Challenge = Please output every line of the material as it stands, without the pictures.

━━━ Supplied material ━━━

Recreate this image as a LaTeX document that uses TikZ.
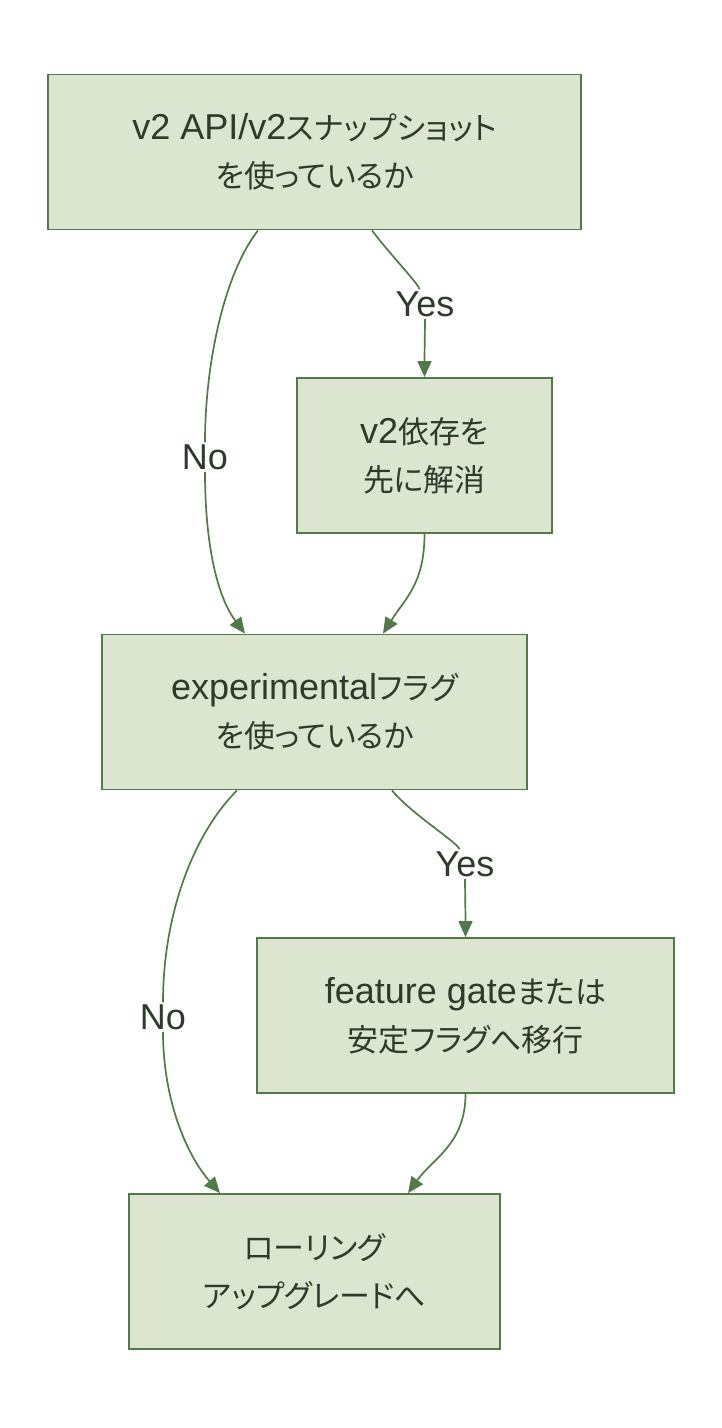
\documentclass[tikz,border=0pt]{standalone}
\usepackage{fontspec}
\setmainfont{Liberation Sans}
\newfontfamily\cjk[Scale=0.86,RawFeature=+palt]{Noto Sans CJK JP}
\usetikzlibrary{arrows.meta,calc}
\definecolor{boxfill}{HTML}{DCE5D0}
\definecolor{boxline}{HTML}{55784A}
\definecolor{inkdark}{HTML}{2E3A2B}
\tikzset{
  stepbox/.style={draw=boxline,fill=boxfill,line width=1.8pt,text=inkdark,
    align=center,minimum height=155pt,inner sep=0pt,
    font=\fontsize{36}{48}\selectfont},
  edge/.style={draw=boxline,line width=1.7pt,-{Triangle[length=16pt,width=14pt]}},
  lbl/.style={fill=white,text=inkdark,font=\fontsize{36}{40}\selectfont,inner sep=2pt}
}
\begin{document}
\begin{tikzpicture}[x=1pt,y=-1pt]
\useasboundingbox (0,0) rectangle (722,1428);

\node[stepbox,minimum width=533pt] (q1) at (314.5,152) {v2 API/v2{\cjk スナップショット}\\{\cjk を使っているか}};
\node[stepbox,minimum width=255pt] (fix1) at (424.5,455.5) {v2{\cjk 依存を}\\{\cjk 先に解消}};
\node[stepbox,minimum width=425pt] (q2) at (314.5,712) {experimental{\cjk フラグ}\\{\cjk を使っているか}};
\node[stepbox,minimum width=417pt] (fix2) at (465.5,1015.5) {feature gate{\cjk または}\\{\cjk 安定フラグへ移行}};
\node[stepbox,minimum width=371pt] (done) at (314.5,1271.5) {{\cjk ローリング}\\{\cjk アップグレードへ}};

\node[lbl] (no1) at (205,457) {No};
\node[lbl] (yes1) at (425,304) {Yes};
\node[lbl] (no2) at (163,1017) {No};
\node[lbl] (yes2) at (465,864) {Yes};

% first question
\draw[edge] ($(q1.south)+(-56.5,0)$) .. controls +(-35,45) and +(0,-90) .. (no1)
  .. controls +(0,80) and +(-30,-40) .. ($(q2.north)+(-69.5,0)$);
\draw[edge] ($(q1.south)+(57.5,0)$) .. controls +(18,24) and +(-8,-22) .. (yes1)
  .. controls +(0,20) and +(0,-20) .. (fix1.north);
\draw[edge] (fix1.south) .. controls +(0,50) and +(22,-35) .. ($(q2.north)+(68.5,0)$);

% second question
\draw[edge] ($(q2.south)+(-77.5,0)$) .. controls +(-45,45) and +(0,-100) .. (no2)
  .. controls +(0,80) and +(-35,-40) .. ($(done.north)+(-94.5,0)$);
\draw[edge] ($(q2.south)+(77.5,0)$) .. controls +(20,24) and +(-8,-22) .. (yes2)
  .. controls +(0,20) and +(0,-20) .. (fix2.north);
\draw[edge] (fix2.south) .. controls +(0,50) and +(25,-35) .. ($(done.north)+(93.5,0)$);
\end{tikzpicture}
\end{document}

━━━

Written solution =
Recreate this image as a LaTeX document that uses TikZ.
\documentclass[tikz,border=0pt]{standalone}
\usepackage{fontspec}
\setmainfont{Liberation Sans}
\newfontfamily\cjk[Scale=0.86,RawFeature=+palt]{Noto Sans CJK JP}
\usetikzlibrary{arrows.meta,calc}
\definecolor{boxfill}{HTML}{DCE5D0}
\definecolor{boxline}{HTML}{55784A}
\definecolor{inkdark}{HTML}{2E3A2B}
\tikzset{
  stepbox/.style={draw=boxline,fill=boxfill,line width=1.8pt,text=inkdark,
    align=center,minimum height=155pt,inner sep=0pt,
    font=\fontsize{36}{48}\selectfont},
  edge/.style={draw=boxline,line width=1.7pt,-{Triangle[length=16pt,width=14pt]}},
  lbl/.style={fill=white,text=inkdark,font=\fontsize{36}{40}\selectfont,inner sep=2pt}
}
\begin{document}
\begin{tikzpicture}[x=1pt,y=-1pt]
\useasboundingbox (0,0) rectangle (722,1428);

\node[stepbox,minimum width=533pt] (q1) at (314.5,152) {v2 API/v2{\cjk スナップショット}\\{\cjk を使っているか}};
\node[stepbox,minimum width=255pt] (fix1) at (424.5,455.5) {v2{\cjk 依存を}\\{\cjk 先に解消}};
\node[stepbox,minimum width=425pt] (q2) at (314.5,712) {experimental{\cjk フラグ}\\{\cjk を使っているか}};
\node[stepbox,minimum width=417pt] (fix2) at (465.5,1015.5) {feature gate{\cjk または}\\{\cjk 安定フラグへ移行}};
\node[stepbox,minimum width=371pt] (done) at (314.5,1271.5) {{\cjk ローリング}\\{\cjk アップグレードへ}};

\node[lbl] (no1) at (205,457) {No};
\node[lbl] (yes1) at (425,304) {Yes};
\node[lbl] (no2) at (163,1017) {No};
\node[lbl] (yes2) at (465,864) {Yes};

% first question
\draw[edge] ($(q1.south)+(-56.5,0)$) .. controls +(-35,45) and +(0,-90) .. (no1)
  .. controls +(0,80) and +(-30,-40) .. ($(q2.north)+(-69.5,0)$);
\draw[edge] ($(q1.south)+(57.5,0)$) .. controls +(18,24) and +(-8,-22) .. (yes1)
  .. controls +(0,20) and +(0,-20) .. (fix1.north);
\draw[edge] (fix1.south) .. controls +(0,50) and +(22,-35) .. ($(q2.north)+(68.5,0)$);

% second question
\draw[edge] ($(q2.south)+(-77.5,0)$) .. controls +(-45,45) and +(0,-100) .. (no2)
  .. controls +(0,80) and +(-35,-40) .. ($(done.north)+(-94.5,0)$);
\draw[edge] ($(q2.south)+(77.5,0)$) .. controls +(20,24) and +(-8,-22) .. (yes2)
  .. controls +(0,20) and +(0,-20) .. (fix2.north);
\draw[edge] (fix2.south) .. controls +(0,50) and +(25,-35) .. ($(done.north)+(93.5,0)$);
\end{tikzpicture}
\end{document}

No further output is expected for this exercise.